Hey, you forgot foreshocks. Don’t leave them out. For us civilians with crockery falling on our heads, the difference is meaningless. But this is the kind of thing that keeps seismologists off the streets and out of trouble. So, here goes. Say we have a 4.5 (Richter) quake at a particular point on a particular fault. Earthquake, they call it. Time goes by, la-di-da. Nothing. Nothing. Then there’s a 5.4 quake at the same point on the same fault. Now our old 4.5 is reclassified as a foreshock to the 5.4 quake because it’s smaller than the most recent one. Time goes by, la-di-da. Then there’s a 3.0. Same point, same fault. That’s an aftershock to the 5.4 biggie because it’s smaller than the one preceding it. So, classifying earthquakes depends on where it happens, how big it is, and how it fits with the history of quakes from that location. Sometimes that requires relabeling an event. Got it? Hope so.

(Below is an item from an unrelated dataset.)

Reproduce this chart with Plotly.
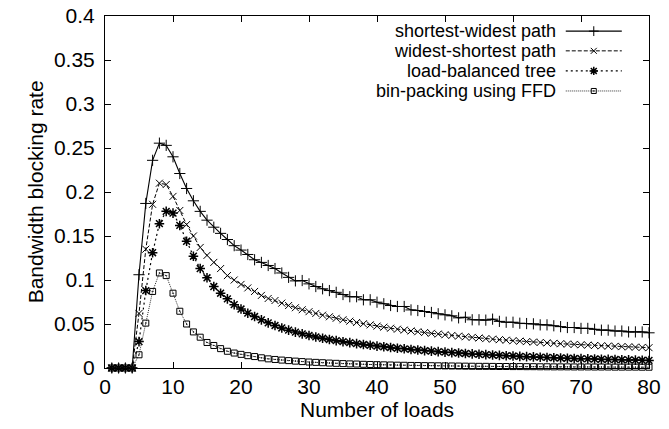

Heymatt: One of my family members is on the school board. Why is such a group called a “board”? Is it political? Social? -- PW, Poway

No, it’s furniture. The board in question is what they all sit at, in the o-o-o-olden days, probably a big, long piece of wood that served as a table. They might just as easily have been called the plank as the board. The guy who ran the meeting got to sit at the head of the table in a chair instead of a stool or bench. (Chairs were scarce in early Colonial America.) He, of course, became the chairman of the board.